-- TASK GOAL --
Exactly the lines from the start of the data below through the line that contains "La schermata PRINCIPALE\\è" are to be copied, with pictures left out.

-- SOURCE DATA --
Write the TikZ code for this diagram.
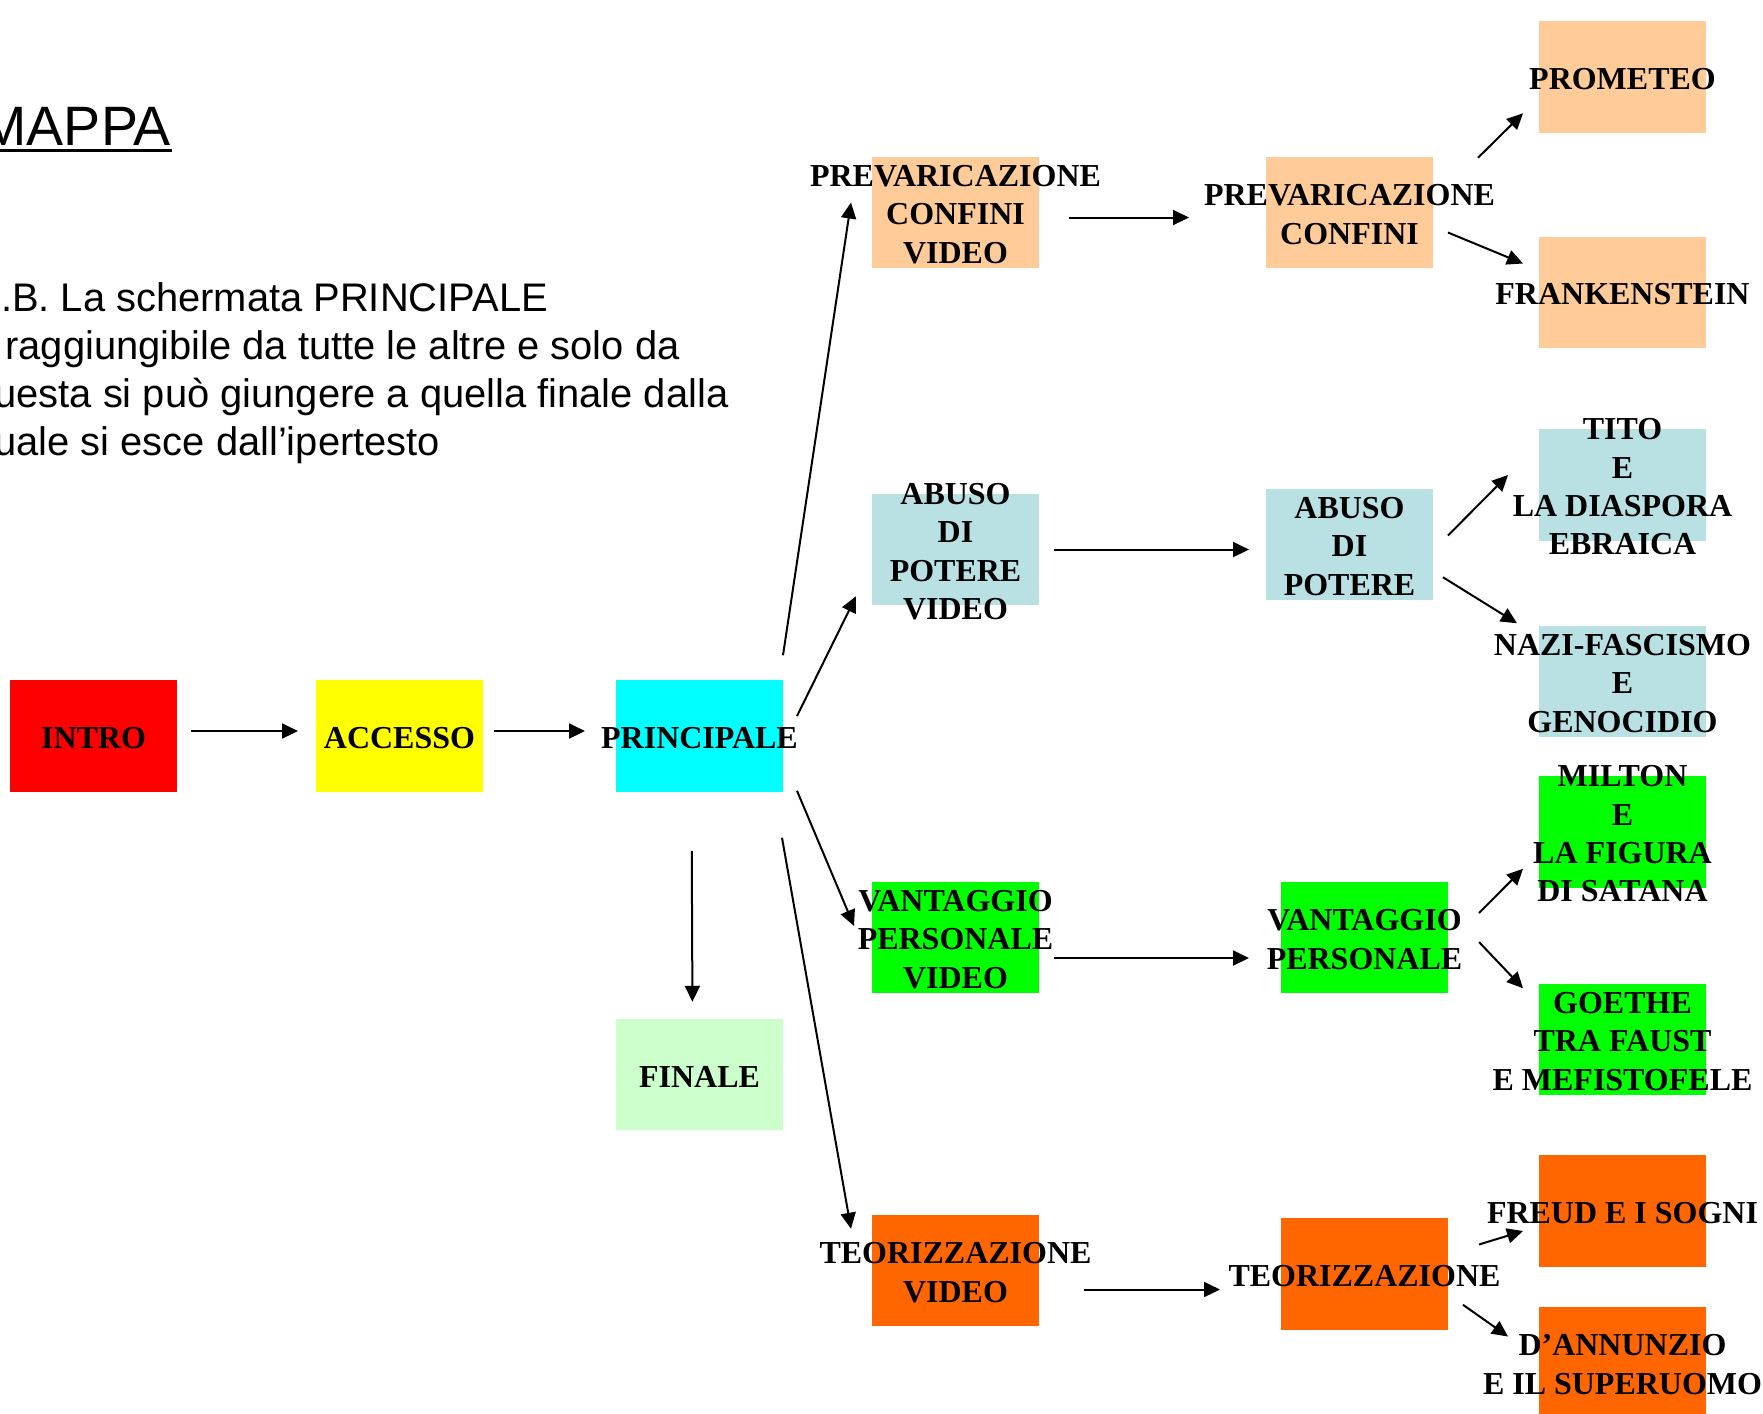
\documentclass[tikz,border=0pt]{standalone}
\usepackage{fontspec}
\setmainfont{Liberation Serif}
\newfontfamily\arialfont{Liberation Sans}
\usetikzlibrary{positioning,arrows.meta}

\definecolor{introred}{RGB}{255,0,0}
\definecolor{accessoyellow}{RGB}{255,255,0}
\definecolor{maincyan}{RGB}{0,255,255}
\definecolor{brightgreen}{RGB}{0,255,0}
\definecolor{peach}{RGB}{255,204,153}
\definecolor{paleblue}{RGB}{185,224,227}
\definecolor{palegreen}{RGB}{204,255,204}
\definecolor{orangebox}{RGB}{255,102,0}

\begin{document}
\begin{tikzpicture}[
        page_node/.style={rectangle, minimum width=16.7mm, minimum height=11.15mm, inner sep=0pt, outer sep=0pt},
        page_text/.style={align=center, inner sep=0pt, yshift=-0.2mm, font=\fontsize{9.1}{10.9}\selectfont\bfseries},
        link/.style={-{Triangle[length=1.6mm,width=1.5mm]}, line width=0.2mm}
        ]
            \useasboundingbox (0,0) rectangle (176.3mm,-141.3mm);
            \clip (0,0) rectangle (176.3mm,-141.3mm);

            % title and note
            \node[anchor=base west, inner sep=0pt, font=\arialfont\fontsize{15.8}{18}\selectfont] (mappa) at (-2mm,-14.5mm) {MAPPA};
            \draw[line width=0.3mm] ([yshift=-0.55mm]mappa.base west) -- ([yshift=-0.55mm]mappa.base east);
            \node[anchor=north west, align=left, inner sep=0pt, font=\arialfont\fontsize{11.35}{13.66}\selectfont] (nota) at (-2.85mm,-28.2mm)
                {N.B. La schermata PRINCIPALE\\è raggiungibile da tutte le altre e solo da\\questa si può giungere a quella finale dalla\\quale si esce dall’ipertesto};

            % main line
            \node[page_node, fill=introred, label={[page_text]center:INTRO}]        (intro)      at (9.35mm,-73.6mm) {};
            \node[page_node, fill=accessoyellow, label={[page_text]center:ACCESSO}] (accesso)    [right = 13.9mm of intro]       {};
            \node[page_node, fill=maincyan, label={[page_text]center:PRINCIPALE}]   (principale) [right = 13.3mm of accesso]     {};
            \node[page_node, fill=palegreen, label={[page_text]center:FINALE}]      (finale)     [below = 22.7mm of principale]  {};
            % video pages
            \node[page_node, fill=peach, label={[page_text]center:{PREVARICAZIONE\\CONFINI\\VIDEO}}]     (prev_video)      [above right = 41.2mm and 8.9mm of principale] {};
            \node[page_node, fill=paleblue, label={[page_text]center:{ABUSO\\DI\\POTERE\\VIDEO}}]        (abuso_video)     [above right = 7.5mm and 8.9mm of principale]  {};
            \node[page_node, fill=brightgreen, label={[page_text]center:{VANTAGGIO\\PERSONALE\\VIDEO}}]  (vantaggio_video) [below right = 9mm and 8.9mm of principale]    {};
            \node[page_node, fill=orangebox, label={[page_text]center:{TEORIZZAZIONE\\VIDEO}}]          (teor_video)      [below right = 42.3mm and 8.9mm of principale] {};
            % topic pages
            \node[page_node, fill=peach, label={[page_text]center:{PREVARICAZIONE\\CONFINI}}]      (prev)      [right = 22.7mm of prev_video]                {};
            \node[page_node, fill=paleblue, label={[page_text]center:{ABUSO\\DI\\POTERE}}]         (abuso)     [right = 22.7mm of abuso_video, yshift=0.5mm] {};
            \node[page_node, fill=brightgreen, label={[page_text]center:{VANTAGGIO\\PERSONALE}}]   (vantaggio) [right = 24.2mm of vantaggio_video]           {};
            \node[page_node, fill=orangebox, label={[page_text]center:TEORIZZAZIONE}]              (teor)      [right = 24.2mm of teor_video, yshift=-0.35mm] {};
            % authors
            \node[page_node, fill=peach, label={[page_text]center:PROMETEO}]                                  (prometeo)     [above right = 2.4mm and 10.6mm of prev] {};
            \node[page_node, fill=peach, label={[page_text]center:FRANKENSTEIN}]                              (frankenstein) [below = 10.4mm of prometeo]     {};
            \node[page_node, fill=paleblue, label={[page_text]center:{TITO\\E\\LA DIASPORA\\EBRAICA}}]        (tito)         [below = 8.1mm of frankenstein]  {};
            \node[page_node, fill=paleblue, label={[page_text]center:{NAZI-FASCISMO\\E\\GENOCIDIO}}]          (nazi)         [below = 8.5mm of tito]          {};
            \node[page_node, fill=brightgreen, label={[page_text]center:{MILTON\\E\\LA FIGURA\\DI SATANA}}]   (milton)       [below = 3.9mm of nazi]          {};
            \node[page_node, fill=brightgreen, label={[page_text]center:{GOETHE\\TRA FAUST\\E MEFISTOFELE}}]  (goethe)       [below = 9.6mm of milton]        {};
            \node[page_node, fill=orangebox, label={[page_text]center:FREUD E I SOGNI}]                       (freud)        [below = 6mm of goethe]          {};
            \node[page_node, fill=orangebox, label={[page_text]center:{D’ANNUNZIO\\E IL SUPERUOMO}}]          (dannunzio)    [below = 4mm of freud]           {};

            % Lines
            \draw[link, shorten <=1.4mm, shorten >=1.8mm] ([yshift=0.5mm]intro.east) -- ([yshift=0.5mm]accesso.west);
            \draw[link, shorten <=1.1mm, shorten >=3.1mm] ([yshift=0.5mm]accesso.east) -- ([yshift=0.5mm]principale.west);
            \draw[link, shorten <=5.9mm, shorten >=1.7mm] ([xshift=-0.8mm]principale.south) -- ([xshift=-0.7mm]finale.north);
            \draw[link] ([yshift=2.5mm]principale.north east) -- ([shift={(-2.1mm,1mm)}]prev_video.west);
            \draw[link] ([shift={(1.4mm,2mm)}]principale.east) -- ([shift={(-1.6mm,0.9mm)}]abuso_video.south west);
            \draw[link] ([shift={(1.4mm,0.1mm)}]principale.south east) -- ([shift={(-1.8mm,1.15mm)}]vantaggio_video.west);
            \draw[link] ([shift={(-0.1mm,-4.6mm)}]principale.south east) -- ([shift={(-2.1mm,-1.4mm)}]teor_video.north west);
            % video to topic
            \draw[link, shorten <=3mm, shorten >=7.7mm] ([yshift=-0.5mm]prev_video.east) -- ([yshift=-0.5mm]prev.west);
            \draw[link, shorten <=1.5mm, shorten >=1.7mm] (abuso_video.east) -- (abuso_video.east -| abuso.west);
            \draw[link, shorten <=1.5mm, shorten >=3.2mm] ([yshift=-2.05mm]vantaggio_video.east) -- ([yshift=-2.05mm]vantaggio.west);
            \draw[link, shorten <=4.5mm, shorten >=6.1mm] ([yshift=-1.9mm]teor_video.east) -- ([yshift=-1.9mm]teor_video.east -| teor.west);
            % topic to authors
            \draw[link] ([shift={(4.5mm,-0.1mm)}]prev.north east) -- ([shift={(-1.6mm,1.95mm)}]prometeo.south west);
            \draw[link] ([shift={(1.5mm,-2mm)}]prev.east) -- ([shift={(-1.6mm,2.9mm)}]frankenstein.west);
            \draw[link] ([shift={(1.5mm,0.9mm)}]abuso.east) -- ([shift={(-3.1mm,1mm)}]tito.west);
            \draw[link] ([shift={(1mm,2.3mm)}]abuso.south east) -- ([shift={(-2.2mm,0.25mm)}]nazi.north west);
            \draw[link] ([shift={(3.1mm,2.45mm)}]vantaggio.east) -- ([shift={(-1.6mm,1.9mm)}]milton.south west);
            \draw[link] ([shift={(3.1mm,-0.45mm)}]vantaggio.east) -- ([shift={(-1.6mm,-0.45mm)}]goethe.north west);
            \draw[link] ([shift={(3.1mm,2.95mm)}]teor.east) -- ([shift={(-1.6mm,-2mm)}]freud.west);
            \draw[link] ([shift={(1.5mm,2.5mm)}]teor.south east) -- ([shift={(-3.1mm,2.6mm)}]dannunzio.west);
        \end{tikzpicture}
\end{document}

-- TASK OUTPUT --
Write the TikZ code for this diagram.
\documentclass[tikz,border=0pt]{standalone}
\usepackage{fontspec}
\setmainfont{Liberation Serif}
\newfontfamily\arialfont{Liberation Sans}
\usetikzlibrary{positioning,arrows.meta}

\definecolor{introred}{RGB}{255,0,0}
\definecolor{accessoyellow}{RGB}{255,255,0}
\definecolor{maincyan}{RGB}{0,255,255}
\definecolor{brightgreen}{RGB}{0,255,0}
\definecolor{peach}{RGB}{255,204,153}
\definecolor{paleblue}{RGB}{185,224,227}
\definecolor{palegreen}{RGB}{204,255,204}
\definecolor{orangebox}{RGB}{255,102,0}

\begin{document}
\begin{tikzpicture}[
        page_node/.style={rectangle, minimum width=16.7mm, minimum height=11.15mm, inner sep=0pt, outer sep=0pt},
        page_text/.style={align=center, inner sep=0pt, yshift=-0.2mm, font=\fontsize{9.1}{10.9}\selectfont\bfseries},
        link/.style={-{Triangle[length=1.6mm,width=1.5mm]}, line width=0.2mm}
        ]
            \useasboundingbox (0,0) rectangle (176.3mm,-141.3mm);
            \clip (0,0) rectangle (176.3mm,-141.3mm);

            % title and note
            \node[anchor=base west, inner sep=0pt, font=\arialfont\fontsize{15.8}{18}\selectfont] (mappa) at (-2mm,-14.5mm) {MAPPA};
            \draw[line width=0.3mm] ([yshift=-0.55mm]mappa.base west) -- ([yshift=-0.55mm]mappa.base east);
            \node[anchor=north west, align=left, inner sep=0pt, font=\arialfont\fontsize{11.35}{13.66}\selectfont] (nota) at (-2.85mm,-28.2mm)
                {N.B. La schermata PRINCIPALE\\è raggiungibile da tutte le altre e solo da\\questa si può giungere a quella finale dalla\\quale si esce dall’ipertesto};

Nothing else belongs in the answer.